::: Given records :::

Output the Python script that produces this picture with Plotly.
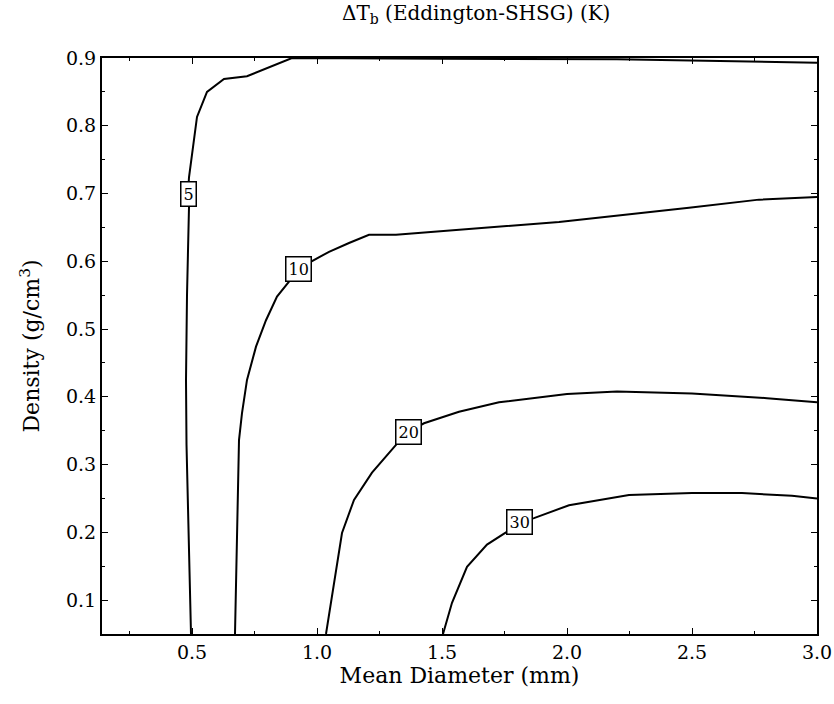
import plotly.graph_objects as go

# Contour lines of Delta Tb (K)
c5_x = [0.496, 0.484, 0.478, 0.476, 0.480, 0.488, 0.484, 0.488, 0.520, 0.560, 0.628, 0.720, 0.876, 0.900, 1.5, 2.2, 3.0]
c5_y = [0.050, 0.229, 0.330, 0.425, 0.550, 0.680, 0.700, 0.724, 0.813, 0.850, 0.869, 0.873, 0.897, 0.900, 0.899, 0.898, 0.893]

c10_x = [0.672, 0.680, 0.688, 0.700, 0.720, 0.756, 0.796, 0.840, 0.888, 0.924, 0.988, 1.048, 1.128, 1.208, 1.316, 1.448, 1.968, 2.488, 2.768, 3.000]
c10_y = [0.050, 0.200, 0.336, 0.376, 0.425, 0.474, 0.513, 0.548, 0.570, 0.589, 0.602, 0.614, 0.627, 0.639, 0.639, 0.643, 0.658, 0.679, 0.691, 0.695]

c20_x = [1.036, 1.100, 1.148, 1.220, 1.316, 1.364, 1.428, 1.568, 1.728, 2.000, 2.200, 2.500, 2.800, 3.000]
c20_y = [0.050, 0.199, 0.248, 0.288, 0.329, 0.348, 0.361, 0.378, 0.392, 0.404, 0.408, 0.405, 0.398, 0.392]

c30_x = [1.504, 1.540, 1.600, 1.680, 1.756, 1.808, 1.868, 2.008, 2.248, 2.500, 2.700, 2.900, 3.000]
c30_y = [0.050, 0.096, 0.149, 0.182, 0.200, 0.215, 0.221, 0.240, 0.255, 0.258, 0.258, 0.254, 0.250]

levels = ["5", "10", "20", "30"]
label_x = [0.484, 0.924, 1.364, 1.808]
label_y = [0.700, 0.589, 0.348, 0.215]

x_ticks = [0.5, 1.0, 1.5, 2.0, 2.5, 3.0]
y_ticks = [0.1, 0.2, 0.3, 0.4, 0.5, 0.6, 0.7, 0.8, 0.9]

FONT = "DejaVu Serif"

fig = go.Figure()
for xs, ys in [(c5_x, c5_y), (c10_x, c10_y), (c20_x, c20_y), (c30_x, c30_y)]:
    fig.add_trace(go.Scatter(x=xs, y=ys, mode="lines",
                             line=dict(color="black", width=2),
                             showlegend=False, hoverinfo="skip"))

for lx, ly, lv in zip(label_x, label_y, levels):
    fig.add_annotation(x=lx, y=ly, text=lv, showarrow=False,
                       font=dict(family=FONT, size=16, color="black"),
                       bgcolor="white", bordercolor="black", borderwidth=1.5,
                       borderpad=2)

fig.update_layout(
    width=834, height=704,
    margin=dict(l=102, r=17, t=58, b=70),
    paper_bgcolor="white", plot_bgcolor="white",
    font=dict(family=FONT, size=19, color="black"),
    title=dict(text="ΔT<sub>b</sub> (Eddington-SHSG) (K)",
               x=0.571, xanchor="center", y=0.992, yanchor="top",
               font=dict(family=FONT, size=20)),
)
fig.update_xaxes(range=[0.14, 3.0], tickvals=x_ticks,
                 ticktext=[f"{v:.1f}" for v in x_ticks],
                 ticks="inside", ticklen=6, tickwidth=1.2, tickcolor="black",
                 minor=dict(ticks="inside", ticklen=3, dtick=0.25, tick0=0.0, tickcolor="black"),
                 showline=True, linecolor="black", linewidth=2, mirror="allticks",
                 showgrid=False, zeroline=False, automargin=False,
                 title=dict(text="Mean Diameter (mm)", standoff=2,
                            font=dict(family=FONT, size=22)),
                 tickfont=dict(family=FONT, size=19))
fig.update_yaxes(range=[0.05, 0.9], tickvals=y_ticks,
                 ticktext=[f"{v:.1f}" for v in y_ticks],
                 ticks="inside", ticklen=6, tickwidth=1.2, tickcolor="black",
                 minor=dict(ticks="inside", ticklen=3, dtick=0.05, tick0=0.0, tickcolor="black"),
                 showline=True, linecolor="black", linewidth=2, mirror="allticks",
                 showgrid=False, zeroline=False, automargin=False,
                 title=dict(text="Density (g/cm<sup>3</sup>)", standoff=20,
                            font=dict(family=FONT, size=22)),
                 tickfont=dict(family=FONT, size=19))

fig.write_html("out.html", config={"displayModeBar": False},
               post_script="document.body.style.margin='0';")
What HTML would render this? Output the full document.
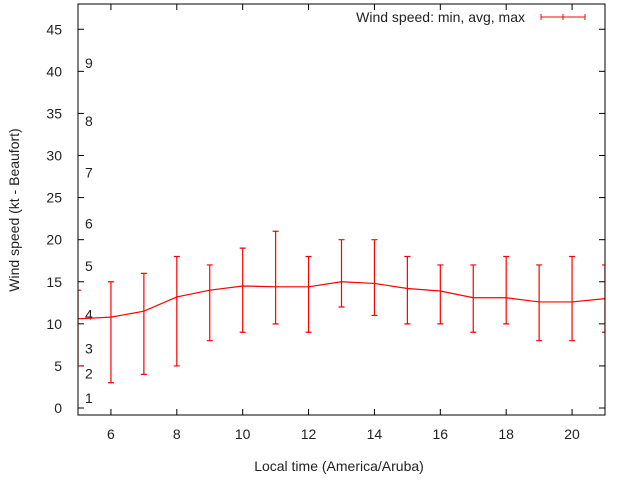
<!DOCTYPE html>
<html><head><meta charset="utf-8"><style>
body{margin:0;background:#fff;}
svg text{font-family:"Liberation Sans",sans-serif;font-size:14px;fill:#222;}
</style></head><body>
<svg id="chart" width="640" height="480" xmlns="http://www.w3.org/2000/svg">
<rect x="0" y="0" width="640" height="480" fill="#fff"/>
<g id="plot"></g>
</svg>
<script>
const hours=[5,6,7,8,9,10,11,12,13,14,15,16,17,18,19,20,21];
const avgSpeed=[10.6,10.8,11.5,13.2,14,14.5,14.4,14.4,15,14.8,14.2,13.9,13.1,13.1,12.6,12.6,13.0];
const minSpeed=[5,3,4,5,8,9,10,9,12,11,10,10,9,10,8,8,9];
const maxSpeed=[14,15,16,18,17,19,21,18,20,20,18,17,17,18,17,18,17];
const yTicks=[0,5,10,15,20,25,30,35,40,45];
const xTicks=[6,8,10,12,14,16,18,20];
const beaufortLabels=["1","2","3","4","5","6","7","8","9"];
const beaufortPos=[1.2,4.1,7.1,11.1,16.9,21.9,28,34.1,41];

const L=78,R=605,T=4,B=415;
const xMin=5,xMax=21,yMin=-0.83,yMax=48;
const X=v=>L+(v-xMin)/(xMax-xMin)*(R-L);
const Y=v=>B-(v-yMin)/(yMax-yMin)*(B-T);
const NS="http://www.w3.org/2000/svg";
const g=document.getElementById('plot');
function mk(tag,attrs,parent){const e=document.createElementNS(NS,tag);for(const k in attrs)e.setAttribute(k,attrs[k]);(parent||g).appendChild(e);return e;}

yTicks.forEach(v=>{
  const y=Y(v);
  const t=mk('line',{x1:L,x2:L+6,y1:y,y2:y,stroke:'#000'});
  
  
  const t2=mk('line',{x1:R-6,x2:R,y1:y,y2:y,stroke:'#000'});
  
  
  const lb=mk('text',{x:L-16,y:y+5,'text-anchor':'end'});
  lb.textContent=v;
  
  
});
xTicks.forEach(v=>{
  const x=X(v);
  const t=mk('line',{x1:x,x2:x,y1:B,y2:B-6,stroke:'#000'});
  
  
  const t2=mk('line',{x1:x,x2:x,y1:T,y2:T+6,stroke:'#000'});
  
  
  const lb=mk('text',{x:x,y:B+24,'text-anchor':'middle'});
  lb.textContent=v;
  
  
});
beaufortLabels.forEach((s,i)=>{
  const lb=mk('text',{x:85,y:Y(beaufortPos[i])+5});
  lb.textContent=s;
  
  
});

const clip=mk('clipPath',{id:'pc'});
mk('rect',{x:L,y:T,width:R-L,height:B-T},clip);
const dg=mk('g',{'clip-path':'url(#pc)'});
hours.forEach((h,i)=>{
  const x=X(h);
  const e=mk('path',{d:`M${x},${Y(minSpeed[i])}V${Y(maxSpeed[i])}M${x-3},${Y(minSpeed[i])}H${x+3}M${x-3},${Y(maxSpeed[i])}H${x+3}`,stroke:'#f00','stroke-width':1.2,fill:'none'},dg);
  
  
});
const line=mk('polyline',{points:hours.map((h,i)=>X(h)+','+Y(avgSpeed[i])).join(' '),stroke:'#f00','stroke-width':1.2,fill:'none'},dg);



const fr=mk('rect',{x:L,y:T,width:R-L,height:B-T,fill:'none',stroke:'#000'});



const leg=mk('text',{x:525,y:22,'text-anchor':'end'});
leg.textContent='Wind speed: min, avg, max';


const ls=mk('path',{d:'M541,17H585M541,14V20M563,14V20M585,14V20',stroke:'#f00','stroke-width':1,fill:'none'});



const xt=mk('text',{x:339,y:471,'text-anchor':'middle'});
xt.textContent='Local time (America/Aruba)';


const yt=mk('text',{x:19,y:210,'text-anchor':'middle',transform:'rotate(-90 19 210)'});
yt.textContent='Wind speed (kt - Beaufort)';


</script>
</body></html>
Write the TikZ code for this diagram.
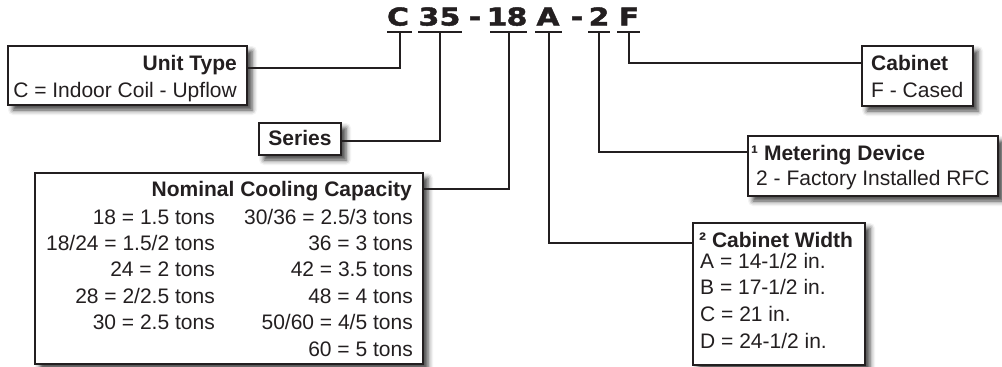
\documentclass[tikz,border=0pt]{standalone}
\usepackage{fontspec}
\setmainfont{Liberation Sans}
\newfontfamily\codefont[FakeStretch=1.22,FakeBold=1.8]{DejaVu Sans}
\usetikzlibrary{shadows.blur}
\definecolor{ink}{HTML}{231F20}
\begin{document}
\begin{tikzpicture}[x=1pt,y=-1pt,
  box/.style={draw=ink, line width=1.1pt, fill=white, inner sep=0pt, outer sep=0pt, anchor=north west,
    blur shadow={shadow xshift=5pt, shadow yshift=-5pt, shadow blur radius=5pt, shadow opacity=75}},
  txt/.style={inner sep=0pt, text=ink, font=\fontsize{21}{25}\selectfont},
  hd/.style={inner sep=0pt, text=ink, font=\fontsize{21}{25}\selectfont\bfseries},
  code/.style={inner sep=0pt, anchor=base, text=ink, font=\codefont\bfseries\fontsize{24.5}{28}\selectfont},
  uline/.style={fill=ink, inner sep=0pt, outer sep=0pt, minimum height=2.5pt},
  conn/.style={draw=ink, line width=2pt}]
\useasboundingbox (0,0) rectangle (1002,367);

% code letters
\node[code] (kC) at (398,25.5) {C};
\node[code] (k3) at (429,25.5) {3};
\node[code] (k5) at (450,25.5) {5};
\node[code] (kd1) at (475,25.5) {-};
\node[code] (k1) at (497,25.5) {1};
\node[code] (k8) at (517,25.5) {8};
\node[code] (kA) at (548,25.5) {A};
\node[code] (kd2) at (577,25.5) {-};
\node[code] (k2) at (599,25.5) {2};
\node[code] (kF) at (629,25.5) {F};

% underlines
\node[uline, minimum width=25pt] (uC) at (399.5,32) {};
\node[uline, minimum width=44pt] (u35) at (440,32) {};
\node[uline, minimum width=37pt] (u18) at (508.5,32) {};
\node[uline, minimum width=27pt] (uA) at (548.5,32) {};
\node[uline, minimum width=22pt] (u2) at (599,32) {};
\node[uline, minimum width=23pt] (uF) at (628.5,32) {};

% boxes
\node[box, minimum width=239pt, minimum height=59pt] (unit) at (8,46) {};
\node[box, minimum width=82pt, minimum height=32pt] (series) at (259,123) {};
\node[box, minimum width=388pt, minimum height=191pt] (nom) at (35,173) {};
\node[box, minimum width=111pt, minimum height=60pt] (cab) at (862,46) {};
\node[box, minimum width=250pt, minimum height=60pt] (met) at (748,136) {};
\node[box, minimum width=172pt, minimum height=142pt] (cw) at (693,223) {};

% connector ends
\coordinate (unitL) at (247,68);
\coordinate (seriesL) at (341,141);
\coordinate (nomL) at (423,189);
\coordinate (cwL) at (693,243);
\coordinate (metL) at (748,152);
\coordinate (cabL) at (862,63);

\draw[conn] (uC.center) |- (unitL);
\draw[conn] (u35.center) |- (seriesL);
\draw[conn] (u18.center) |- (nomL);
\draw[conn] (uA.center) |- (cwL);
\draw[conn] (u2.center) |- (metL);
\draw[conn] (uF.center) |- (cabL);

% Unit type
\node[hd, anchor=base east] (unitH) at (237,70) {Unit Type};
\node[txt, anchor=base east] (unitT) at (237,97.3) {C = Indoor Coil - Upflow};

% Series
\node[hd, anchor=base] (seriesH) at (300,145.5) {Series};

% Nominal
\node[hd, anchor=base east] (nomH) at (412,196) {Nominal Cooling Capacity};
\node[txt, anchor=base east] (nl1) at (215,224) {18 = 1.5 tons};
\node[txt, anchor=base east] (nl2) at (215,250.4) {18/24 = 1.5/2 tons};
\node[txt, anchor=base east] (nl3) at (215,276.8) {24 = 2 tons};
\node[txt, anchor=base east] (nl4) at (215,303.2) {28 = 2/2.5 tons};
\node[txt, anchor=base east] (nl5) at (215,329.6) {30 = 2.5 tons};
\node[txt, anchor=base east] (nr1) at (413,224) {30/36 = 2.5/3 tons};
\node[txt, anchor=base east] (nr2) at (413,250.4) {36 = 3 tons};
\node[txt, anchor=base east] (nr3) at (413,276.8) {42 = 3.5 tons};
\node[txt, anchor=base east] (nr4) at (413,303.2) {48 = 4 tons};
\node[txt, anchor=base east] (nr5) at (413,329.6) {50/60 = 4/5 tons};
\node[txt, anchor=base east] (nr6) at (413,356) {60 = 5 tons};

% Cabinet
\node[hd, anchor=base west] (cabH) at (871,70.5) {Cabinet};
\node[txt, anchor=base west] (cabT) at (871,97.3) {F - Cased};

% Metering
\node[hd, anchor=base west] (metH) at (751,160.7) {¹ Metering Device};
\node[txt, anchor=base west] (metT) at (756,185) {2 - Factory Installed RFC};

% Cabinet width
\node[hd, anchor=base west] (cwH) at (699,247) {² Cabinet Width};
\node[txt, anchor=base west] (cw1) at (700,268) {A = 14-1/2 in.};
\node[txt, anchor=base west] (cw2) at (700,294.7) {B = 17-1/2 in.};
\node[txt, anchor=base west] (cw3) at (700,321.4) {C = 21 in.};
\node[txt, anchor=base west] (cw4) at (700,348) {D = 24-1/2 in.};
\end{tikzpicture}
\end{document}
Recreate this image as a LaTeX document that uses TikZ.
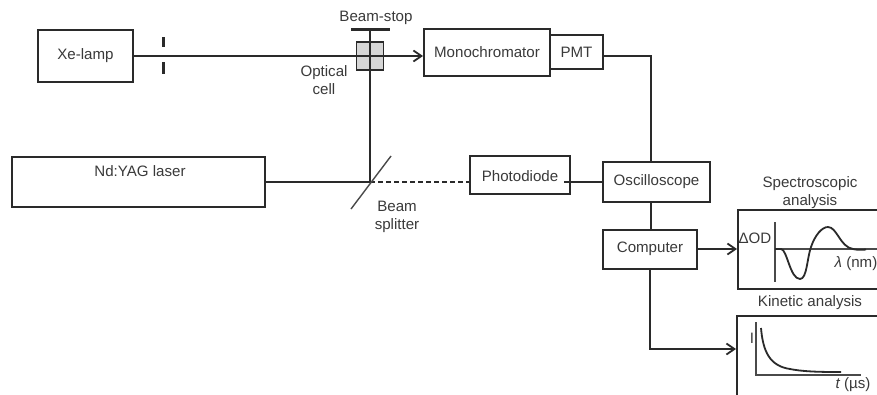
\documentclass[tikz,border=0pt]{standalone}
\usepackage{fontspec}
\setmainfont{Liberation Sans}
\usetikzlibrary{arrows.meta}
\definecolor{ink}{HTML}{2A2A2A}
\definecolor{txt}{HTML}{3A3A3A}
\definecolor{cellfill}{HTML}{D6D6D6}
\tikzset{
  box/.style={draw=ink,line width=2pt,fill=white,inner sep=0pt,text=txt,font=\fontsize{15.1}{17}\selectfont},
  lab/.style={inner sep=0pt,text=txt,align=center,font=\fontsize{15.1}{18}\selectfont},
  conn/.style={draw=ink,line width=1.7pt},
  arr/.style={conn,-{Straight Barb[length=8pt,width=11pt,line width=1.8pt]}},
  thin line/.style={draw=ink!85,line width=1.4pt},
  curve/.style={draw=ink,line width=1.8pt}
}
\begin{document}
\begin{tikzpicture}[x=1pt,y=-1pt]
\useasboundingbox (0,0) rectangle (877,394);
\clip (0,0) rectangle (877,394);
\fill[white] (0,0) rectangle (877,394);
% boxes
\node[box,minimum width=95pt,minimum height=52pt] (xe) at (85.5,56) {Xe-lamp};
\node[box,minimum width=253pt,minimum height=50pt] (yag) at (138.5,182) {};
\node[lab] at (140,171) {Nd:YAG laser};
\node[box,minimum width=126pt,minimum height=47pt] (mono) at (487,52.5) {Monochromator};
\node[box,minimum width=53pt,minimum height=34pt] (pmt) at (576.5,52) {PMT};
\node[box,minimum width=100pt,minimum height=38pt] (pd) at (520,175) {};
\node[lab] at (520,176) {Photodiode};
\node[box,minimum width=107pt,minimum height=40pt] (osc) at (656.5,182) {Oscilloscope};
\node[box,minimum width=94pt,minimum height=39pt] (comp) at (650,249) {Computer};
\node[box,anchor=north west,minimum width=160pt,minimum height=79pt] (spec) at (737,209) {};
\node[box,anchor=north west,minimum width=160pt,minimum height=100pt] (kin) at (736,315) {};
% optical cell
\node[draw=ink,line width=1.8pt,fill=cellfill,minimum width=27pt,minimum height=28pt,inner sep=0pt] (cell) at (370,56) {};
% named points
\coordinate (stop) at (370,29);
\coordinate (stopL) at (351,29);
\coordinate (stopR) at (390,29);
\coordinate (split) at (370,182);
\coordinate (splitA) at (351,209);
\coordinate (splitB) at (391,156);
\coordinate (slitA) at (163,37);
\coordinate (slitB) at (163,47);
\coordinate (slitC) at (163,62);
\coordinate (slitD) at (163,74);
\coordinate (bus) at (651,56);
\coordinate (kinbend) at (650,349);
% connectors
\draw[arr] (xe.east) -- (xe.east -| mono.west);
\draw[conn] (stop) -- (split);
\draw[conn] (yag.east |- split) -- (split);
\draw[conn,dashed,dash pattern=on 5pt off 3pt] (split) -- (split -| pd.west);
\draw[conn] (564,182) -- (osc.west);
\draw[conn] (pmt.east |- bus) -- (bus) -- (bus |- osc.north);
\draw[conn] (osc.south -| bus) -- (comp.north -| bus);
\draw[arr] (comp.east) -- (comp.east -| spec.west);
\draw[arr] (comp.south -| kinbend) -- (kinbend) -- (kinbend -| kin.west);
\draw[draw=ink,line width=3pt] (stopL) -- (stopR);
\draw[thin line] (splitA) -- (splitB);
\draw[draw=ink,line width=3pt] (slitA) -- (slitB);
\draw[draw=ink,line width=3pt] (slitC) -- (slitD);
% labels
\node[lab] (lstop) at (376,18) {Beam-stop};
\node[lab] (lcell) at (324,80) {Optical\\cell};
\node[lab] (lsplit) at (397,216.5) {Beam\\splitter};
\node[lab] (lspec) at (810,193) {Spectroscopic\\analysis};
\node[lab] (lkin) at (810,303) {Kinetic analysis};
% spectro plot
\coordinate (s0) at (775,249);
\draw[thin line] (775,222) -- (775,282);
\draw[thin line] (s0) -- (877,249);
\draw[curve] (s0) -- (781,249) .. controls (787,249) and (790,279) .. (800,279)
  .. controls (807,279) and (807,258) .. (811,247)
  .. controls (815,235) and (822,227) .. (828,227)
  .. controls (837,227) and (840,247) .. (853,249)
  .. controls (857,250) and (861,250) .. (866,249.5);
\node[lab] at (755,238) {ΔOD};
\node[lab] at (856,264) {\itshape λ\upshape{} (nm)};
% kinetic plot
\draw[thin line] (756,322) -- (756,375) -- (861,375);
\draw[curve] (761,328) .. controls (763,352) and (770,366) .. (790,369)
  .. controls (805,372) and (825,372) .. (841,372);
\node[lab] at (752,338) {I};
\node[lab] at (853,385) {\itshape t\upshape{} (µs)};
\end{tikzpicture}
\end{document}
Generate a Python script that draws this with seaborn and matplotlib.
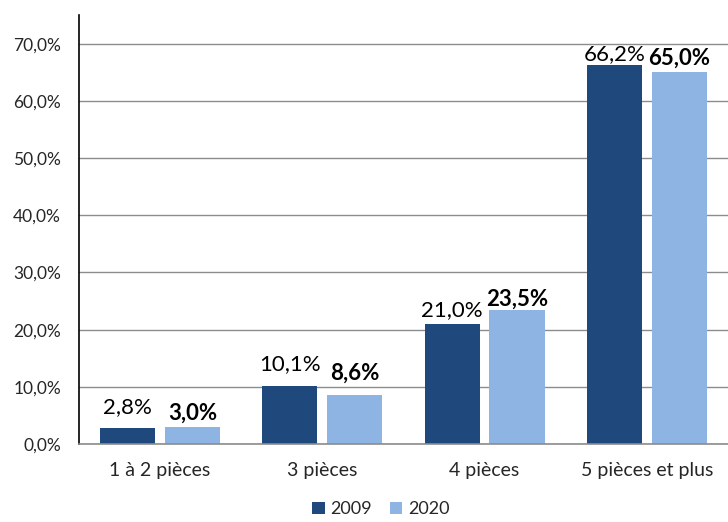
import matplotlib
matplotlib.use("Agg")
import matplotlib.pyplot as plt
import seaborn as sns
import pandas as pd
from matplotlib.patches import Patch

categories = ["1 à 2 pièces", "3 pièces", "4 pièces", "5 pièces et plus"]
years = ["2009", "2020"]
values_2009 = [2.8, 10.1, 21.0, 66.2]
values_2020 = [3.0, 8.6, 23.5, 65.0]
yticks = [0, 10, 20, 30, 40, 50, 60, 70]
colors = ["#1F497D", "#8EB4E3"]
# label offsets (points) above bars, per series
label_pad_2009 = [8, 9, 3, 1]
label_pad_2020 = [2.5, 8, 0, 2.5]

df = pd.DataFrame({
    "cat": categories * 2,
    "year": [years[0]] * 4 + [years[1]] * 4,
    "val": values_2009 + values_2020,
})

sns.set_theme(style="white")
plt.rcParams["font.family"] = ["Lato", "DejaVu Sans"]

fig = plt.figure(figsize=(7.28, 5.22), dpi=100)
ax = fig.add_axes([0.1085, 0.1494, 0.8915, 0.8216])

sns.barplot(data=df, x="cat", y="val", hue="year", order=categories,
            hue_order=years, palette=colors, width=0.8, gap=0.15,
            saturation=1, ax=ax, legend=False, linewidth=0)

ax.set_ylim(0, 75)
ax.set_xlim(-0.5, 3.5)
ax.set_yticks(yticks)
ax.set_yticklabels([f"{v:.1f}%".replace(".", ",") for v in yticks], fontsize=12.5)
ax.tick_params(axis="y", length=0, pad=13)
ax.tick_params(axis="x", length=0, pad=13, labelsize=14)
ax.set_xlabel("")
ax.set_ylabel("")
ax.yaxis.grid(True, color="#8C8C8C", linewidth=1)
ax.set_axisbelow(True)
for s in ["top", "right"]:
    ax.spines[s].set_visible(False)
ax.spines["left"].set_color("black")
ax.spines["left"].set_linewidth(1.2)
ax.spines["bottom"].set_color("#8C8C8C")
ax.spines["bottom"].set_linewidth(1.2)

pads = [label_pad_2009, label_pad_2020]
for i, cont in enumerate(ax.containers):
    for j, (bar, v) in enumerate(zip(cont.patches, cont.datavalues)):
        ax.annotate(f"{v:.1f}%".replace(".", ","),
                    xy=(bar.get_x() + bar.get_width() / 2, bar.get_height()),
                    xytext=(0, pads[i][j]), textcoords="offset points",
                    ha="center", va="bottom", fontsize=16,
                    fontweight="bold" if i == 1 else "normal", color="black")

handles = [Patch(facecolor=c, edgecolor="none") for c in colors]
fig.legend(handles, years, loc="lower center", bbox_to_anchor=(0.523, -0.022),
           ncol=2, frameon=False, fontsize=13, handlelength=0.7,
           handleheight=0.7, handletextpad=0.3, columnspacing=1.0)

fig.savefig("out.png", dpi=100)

:::

_What you need to do_
Pictures stay out. Print the data exactly, from its first line through the line containing "import plotly.graph_objects as go".

_Result of this exercise_
Output the Python script that produces this picture with Plotly.
import plotly.graph_objects as go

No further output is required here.